** BEGIN Input material **

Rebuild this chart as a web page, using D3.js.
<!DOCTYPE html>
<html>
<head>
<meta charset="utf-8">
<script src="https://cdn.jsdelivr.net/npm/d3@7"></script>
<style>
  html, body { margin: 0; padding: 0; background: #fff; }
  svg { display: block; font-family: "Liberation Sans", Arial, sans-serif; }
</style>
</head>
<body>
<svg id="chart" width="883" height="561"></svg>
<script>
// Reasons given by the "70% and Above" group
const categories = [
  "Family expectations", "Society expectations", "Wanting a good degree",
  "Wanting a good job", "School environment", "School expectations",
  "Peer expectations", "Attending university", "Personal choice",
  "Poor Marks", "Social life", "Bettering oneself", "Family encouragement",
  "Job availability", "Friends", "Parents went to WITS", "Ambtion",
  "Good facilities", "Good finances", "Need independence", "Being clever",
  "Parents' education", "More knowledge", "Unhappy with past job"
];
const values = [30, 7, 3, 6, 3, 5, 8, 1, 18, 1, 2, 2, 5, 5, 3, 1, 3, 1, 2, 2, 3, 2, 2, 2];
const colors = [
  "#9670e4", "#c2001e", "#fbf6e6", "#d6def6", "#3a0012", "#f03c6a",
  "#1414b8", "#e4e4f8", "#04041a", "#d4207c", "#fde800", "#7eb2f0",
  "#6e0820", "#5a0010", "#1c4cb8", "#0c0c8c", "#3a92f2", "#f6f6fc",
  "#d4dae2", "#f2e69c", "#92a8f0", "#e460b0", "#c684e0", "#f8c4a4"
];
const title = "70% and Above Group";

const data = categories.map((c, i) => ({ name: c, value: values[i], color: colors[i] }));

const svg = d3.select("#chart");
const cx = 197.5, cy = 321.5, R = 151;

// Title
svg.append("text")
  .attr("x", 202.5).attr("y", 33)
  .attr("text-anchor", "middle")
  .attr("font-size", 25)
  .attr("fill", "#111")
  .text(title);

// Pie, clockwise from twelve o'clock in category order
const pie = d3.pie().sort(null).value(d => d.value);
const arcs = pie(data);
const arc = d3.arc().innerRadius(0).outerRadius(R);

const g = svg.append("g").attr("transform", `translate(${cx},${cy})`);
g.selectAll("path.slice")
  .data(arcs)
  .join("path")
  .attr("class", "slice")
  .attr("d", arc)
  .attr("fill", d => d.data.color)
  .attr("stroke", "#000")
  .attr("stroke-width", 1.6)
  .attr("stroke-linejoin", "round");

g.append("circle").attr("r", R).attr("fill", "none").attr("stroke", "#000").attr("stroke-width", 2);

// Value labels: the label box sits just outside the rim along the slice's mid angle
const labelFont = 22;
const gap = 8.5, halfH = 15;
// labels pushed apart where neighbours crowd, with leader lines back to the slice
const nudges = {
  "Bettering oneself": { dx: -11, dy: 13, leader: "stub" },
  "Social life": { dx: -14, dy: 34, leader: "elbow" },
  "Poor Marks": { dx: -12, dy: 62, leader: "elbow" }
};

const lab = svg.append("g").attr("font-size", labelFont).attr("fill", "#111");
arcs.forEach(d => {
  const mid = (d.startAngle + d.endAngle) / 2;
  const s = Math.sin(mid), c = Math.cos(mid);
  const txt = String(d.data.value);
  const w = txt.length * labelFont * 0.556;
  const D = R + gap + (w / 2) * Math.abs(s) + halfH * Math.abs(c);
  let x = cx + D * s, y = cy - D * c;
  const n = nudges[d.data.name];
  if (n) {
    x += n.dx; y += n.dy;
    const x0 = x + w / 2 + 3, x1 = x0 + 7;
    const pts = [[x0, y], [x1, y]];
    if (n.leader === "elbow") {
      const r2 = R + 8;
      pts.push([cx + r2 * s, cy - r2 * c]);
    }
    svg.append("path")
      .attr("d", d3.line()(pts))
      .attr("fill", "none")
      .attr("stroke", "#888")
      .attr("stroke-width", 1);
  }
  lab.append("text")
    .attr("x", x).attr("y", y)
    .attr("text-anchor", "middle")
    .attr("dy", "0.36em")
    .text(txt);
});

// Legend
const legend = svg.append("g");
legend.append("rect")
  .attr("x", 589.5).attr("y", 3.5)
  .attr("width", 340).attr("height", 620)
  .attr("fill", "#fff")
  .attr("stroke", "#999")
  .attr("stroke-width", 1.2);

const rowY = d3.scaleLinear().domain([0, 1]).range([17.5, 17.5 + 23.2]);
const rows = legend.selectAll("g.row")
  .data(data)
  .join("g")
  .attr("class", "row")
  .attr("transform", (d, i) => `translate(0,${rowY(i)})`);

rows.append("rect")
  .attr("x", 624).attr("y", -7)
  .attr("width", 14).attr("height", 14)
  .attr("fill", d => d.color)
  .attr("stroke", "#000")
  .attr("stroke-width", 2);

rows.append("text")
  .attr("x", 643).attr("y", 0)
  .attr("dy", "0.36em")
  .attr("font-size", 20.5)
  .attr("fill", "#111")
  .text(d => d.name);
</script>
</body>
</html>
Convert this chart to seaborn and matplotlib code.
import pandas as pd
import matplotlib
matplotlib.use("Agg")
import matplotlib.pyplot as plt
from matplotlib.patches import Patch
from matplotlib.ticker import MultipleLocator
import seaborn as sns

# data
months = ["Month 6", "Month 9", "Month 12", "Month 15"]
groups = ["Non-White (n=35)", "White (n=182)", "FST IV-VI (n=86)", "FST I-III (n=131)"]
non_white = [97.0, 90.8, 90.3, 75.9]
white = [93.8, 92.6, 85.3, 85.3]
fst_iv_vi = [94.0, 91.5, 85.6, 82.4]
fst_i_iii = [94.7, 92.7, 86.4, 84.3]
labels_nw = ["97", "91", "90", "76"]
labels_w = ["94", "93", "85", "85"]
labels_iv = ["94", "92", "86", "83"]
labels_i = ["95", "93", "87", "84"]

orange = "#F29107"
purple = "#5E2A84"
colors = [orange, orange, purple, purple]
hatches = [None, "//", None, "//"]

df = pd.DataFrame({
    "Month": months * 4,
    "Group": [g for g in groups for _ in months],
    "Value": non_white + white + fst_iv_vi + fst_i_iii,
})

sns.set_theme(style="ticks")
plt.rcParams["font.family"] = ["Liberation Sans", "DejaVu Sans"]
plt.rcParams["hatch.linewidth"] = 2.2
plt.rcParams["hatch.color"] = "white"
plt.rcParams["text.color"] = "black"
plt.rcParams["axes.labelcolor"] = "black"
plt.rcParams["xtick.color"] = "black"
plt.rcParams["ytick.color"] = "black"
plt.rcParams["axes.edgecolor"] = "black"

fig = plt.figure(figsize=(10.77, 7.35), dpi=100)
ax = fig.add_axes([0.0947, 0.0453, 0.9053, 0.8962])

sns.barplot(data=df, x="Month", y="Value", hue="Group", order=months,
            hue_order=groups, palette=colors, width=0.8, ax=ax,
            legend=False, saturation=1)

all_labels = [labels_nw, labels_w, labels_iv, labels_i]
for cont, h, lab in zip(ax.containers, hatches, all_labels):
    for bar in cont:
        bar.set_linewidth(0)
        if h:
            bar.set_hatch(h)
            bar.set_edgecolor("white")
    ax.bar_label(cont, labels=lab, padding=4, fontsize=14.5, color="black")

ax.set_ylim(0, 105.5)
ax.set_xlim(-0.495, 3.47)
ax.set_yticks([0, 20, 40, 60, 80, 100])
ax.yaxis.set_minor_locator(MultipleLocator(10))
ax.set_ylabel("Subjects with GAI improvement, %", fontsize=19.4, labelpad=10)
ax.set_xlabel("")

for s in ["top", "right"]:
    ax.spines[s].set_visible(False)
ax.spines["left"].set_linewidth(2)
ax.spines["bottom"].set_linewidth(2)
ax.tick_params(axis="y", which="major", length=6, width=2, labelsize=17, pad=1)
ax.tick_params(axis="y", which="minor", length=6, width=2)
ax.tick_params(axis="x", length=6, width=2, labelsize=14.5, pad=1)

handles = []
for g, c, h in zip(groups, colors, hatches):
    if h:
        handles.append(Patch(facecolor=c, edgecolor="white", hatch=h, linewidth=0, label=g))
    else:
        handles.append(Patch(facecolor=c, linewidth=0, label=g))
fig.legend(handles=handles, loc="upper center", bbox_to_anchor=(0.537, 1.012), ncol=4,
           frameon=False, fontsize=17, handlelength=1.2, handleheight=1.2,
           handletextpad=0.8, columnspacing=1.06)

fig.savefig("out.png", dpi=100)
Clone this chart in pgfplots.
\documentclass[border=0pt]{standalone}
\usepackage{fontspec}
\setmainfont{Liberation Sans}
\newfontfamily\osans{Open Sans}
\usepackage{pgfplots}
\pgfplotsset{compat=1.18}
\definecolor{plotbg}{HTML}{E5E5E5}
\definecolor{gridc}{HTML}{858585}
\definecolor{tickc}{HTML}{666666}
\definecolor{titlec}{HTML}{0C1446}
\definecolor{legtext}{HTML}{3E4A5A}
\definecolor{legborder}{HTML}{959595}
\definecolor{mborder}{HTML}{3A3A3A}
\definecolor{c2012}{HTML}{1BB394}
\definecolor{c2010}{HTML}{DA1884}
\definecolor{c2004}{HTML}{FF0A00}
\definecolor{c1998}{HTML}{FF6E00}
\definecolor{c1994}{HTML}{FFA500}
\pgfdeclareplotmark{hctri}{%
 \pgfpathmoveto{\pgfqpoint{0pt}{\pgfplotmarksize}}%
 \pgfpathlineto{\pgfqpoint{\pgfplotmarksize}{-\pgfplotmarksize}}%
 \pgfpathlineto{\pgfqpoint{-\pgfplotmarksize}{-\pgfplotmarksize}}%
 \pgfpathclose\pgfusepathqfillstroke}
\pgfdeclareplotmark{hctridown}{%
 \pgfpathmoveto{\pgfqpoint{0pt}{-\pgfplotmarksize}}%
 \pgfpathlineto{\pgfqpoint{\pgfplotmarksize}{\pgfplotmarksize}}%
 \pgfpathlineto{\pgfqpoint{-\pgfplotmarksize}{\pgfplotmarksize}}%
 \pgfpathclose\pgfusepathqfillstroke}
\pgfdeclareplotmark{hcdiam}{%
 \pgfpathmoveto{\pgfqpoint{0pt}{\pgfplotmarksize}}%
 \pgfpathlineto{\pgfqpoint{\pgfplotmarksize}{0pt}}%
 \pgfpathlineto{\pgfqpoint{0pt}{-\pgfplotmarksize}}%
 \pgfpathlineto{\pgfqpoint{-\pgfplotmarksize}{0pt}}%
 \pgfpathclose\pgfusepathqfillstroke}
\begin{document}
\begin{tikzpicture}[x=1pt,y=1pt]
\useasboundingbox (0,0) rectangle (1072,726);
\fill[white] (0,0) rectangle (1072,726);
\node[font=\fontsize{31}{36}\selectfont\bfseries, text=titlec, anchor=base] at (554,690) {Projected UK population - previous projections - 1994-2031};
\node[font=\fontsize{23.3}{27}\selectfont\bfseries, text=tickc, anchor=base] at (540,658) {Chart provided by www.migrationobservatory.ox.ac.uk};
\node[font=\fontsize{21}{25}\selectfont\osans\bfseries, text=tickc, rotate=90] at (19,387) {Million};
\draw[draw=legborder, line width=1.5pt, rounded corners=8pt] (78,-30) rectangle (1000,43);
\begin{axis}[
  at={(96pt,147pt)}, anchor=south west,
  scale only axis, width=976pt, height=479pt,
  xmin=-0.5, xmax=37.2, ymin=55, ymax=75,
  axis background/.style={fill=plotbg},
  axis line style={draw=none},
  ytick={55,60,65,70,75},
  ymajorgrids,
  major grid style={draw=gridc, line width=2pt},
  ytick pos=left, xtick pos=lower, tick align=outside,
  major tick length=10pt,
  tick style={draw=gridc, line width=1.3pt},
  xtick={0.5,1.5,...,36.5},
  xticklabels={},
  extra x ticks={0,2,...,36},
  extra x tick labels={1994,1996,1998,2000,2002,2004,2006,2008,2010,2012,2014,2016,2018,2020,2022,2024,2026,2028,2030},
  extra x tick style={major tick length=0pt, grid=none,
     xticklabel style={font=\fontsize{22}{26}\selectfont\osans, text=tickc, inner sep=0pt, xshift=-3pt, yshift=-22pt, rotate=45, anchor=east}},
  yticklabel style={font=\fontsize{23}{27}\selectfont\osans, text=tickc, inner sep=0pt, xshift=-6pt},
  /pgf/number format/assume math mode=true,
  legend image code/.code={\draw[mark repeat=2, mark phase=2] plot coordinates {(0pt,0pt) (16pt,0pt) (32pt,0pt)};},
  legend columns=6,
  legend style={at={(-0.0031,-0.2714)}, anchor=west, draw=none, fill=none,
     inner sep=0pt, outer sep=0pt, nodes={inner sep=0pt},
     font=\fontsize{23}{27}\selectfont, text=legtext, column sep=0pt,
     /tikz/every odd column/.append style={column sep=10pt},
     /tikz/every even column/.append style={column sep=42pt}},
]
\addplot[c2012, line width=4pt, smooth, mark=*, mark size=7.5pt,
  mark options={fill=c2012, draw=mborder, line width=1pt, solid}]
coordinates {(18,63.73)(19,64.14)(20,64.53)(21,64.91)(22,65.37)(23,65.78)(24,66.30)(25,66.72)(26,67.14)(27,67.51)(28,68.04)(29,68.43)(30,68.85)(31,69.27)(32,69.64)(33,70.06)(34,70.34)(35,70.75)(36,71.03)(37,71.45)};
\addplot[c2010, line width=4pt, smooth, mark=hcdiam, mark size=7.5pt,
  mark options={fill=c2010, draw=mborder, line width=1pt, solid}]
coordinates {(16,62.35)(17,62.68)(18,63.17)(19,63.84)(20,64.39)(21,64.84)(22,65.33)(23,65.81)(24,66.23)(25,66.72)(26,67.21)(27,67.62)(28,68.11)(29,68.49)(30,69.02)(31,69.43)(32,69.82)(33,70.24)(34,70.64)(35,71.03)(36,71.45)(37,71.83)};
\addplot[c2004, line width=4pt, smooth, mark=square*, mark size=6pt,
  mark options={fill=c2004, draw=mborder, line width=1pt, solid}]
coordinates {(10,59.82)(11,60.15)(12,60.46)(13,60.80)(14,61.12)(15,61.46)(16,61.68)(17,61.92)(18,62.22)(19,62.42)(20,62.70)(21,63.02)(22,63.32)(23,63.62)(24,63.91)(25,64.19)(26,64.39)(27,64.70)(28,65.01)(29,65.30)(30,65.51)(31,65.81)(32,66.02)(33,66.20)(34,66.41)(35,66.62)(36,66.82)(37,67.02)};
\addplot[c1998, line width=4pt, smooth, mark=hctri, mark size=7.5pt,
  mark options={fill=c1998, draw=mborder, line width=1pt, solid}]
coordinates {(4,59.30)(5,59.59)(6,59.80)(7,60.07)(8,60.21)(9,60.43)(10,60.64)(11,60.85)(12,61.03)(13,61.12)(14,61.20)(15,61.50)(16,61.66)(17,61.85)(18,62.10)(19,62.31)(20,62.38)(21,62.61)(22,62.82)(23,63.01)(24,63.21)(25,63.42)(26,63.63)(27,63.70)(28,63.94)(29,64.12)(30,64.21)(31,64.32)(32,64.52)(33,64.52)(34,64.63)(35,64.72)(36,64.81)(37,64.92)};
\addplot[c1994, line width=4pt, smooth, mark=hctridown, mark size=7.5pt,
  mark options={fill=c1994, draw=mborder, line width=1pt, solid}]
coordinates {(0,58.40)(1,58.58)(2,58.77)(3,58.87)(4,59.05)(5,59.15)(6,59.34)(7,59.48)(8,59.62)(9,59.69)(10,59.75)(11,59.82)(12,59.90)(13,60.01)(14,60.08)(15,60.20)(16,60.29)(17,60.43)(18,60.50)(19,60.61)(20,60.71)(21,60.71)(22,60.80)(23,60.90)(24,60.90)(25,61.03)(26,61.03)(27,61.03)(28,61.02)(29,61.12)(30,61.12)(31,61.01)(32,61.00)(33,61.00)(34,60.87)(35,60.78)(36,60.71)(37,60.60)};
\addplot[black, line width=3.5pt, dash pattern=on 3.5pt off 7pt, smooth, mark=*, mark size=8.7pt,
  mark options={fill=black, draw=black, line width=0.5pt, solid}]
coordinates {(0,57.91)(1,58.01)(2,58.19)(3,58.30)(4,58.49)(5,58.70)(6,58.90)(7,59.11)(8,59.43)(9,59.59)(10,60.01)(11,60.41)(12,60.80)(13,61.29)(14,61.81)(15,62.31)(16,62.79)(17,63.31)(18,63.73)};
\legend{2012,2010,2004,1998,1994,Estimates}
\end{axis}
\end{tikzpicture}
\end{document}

** END Input material **

■ Task objective ■
The first line of the records and every line down to the line with "const cx = 197.5, cy = 321.5, R = 151;" must be quoted exactly; leave out all else.

■ Exercise output ■
Rebuild this chart as a web page, using D3.js.
<!DOCTYPE html>
<html>
<head>
<meta charset="utf-8">
<script src="https://cdn.jsdelivr.net/npm/d3@7"></script>
<style>
  html, body { margin: 0; padding: 0; background: #fff; }
  svg { display: block; font-family: "Liberation Sans", Arial, sans-serif; }
</style>
</head>
<body>
<svg id="chart" width="883" height="561"></svg>
<script>
// Reasons given by the "70% and Above" group
const categories = [
  "Family expectations", "Society expectations", "Wanting a good degree",
  "Wanting a good job", "School environment", "School expectations",
  "Peer expectations", "Attending university", "Personal choice",
  "Poor Marks", "Social life", "Bettering oneself", "Family encouragement",
  "Job availability", "Friends", "Parents went to WITS", "Ambtion",
  "Good facilities", "Good finances", "Need independence", "Being clever",
  "Parents' education", "More knowledge", "Unhappy with past job"
];
const values = [30, 7, 3, 6, 3, 5, 8, 1, 18, 1, 2, 2, 5, 5, 3, 1, 3, 1, 2, 2, 3, 2, 2, 2];
const colors = [
  "#9670e4", "#c2001e", "#fbf6e6", "#d6def6", "#3a0012", "#f03c6a",
  "#1414b8", "#e4e4f8", "#04041a", "#d4207c", "#fde800", "#7eb2f0",
  "#6e0820", "#5a0010", "#1c4cb8", "#0c0c8c", "#3a92f2", "#f6f6fc",
  "#d4dae2", "#f2e69c", "#92a8f0", "#e460b0", "#c684e0", "#f8c4a4"
];
const title = "70% and Above Group";

const data = categories.map((c, i) => ({ name: c, value: values[i], color: colors[i] }));

const svg = d3.select("#chart");
const cx = 197.5, cy = 321.5, R = 151;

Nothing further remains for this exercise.